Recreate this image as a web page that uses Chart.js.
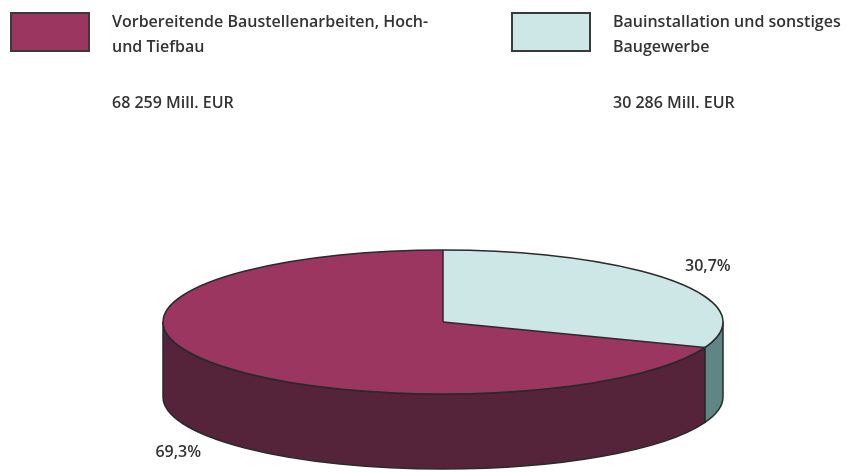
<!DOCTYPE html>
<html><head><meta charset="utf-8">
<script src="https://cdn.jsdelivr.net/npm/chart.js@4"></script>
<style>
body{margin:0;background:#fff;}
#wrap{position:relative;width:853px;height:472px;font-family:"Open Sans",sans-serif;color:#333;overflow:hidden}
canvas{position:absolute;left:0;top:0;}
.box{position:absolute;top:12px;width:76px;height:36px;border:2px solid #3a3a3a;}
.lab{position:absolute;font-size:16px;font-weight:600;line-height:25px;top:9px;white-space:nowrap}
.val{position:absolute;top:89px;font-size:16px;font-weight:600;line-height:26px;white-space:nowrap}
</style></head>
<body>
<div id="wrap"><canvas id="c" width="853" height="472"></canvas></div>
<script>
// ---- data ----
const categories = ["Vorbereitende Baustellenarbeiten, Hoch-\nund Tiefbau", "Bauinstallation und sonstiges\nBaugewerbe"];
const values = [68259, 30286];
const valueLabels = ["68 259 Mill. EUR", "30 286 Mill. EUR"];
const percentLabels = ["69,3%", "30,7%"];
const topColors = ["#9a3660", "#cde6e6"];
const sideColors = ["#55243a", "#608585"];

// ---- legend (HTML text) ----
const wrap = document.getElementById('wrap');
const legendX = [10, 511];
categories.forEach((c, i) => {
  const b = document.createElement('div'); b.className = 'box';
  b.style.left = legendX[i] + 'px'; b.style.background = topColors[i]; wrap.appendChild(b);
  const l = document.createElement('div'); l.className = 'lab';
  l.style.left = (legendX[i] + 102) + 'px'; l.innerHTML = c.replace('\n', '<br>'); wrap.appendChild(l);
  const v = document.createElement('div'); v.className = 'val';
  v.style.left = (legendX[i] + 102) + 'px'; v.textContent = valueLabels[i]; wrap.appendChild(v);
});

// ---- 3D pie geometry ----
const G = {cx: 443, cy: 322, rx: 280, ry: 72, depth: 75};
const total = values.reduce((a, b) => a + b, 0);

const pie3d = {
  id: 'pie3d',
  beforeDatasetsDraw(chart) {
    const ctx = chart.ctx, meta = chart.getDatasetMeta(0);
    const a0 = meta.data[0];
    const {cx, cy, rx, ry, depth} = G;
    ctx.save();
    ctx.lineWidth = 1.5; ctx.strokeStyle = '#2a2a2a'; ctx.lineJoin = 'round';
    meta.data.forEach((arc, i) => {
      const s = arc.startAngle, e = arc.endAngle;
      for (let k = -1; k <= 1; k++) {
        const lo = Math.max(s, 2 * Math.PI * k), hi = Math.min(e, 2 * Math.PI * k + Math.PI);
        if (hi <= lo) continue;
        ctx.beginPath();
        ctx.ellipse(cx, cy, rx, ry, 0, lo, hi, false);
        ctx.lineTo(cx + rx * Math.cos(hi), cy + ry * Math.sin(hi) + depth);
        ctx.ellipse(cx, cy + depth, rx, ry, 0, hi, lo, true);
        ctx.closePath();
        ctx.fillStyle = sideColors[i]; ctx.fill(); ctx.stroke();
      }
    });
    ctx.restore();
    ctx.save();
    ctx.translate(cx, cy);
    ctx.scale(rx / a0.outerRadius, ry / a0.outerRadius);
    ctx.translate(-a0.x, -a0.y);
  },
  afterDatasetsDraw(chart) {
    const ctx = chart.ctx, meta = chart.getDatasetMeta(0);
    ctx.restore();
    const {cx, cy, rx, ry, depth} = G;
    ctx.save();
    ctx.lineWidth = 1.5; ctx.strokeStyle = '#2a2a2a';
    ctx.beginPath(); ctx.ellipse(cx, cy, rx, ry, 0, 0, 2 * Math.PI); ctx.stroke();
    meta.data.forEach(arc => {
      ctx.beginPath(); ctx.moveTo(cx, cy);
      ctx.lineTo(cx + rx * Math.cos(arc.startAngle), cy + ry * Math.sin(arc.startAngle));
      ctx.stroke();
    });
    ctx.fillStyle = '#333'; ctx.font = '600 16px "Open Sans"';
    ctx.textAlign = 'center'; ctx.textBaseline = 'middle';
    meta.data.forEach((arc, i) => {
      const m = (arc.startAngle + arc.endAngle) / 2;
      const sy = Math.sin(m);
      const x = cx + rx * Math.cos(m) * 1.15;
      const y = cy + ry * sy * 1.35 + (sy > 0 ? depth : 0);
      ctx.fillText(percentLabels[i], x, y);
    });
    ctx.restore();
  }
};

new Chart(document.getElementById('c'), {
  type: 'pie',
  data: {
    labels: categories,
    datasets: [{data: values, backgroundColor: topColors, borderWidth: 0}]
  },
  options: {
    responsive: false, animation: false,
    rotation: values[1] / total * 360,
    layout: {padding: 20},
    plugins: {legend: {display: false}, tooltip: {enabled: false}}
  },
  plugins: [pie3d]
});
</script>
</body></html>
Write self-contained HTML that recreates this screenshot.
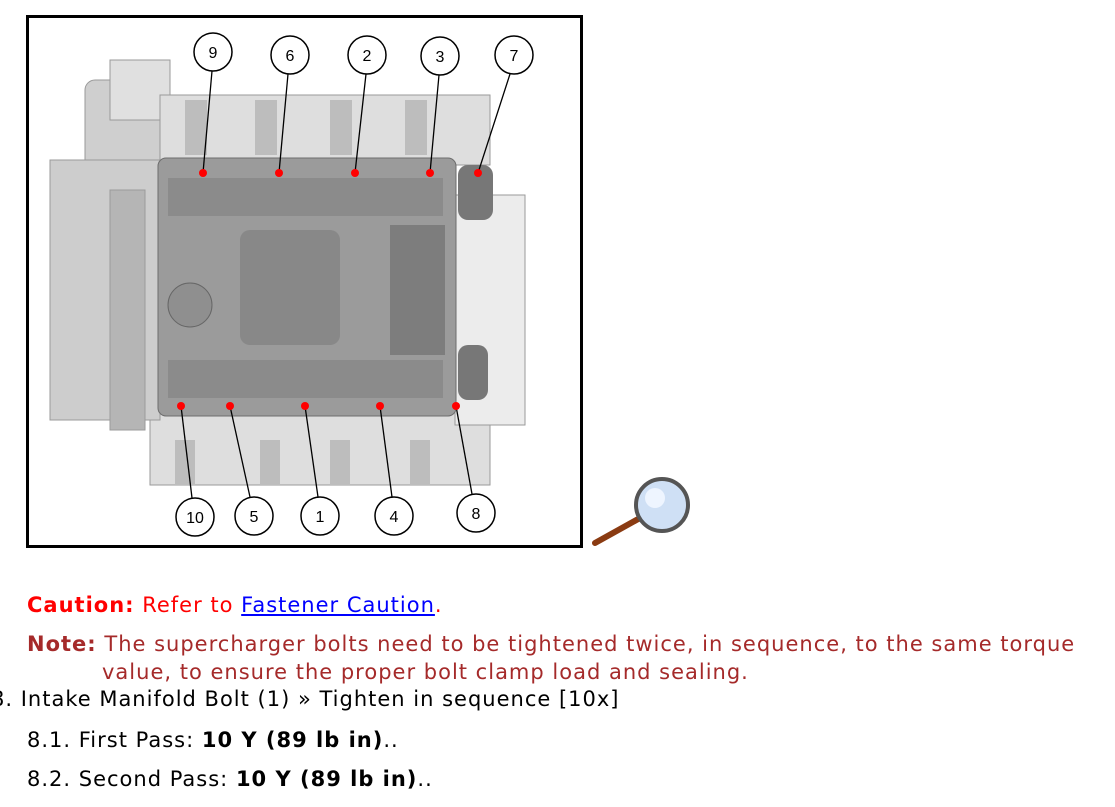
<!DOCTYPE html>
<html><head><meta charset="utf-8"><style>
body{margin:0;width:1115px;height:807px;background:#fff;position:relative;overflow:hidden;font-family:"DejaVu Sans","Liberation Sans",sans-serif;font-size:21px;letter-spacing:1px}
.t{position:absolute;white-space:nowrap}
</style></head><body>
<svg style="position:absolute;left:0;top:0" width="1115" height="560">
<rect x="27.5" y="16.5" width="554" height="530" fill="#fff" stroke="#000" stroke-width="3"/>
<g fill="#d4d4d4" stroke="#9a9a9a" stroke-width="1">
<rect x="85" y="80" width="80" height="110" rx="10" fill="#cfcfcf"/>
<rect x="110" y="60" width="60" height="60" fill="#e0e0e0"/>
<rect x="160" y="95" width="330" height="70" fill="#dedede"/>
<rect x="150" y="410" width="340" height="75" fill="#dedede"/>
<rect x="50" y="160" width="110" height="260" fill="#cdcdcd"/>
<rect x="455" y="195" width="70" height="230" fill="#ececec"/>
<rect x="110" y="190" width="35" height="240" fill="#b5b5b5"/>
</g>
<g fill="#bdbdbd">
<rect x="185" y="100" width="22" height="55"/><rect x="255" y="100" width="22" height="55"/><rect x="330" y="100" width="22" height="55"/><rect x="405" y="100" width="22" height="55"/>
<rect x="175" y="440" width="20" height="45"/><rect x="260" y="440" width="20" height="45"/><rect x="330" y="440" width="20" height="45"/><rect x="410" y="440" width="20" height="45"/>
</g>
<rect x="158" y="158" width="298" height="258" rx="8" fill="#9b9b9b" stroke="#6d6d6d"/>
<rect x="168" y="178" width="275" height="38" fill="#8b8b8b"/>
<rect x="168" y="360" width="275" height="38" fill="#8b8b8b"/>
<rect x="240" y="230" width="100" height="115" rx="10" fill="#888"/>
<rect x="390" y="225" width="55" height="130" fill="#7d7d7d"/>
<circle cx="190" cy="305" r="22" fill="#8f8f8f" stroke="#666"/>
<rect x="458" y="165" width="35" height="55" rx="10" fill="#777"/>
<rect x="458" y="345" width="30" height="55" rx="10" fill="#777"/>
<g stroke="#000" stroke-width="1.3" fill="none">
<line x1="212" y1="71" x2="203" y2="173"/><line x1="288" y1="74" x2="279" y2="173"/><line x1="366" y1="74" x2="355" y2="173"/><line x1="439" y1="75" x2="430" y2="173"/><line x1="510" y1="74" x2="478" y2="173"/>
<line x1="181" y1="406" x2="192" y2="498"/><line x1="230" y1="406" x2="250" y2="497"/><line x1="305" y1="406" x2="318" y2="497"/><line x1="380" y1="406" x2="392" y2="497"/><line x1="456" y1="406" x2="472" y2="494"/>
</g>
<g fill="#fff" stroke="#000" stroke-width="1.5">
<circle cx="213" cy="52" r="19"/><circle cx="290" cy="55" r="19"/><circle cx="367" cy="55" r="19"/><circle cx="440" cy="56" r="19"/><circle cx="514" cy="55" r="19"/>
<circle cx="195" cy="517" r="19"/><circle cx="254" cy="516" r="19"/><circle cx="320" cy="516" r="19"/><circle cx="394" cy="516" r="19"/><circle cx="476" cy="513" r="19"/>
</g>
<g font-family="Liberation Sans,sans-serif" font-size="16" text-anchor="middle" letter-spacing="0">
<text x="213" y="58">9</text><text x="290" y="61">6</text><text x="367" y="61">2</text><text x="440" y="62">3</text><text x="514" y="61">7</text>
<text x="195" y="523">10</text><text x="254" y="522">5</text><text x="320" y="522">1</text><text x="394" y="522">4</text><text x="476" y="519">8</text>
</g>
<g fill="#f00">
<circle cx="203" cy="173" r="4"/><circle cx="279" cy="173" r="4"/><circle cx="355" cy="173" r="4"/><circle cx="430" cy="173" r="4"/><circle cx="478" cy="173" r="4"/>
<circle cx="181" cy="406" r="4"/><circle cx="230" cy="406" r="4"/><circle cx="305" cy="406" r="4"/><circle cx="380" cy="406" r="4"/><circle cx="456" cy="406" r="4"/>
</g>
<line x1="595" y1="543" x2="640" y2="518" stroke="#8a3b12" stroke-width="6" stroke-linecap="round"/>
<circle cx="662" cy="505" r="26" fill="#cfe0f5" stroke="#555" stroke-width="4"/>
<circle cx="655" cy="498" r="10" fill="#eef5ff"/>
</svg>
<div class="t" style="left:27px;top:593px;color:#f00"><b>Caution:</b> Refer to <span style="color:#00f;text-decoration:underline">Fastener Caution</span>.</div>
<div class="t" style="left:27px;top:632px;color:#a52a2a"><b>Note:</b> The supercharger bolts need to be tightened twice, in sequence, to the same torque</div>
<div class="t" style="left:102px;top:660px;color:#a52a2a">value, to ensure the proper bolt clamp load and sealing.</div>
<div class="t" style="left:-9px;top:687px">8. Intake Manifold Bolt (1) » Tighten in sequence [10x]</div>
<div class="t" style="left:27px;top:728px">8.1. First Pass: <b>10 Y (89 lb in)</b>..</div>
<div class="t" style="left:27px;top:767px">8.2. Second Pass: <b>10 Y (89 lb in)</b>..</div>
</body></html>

════════

Please reproduce, word for word, every line from the first line of the records above through the line containing "const total = values.reduce((a, b)", and leave out the pictures.

▶ Solution to the exercise
Recreate this image as a web page that uses Chart.js.
<!DOCTYPE html>
<html><head><meta charset="utf-8">
<script src="https://cdn.jsdelivr.net/npm/chart.js@4"></script>
<style>
body{margin:0;background:#fff;}
#wrap{position:relative;width:853px;height:472px;font-family:"Open Sans",sans-serif;color:#333;overflow:hidden}
canvas{position:absolute;left:0;top:0;}
.box{position:absolute;top:12px;width:76px;height:36px;border:2px solid #3a3a3a;}
.lab{position:absolute;font-size:16px;font-weight:600;line-height:25px;top:9px;white-space:nowrap}
.val{position:absolute;top:89px;font-size:16px;font-weight:600;line-height:26px;white-space:nowrap}
</style></head>
<body>
<div id="wrap"><canvas id="c" width="853" height="472"></canvas></div>
<script>
// ---- data ----
const categories = ["Vorbereitende Baustellenarbeiten, Hoch-\nund Tiefbau", "Bauinstallation und sonstiges\nBaugewerbe"];
const values = [68259, 30286];
const valueLabels = ["68 259 Mill. EUR", "30 286 Mill. EUR"];
const percentLabels = ["69,3%", "30,7%"];
const topColors = ["#9a3660", "#cde6e6"];
const sideColors = ["#55243a", "#608585"];

// ---- legend (HTML text) ----
const wrap = document.getElementById('wrap');
const legendX = [10, 511];
categories.forEach((c, i) => {
  const b = document.createElement('div'); b.className = 'box';
  b.style.left = legendX[i] + 'px'; b.style.background = topColors[i]; wrap.appendChild(b);
  const l = document.createElement('div'); l.className = 'lab';
  l.style.left = (legendX[i] + 102) + 'px'; l.innerHTML = c.replace('\n', '<br>'); wrap.appendChild(l);
  const v = document.createElement('div'); v.className = 'val';
  v.style.left = (legendX[i] + 102) + 'px'; v.textContent = valueLabels[i]; wrap.appendChild(v);
});

// ---- 3D pie geometry ----
const G = {cx: 443, cy: 322, rx: 280, ry: 72, depth: 75};
const total = values.reduce((a, b) => a + b, 0);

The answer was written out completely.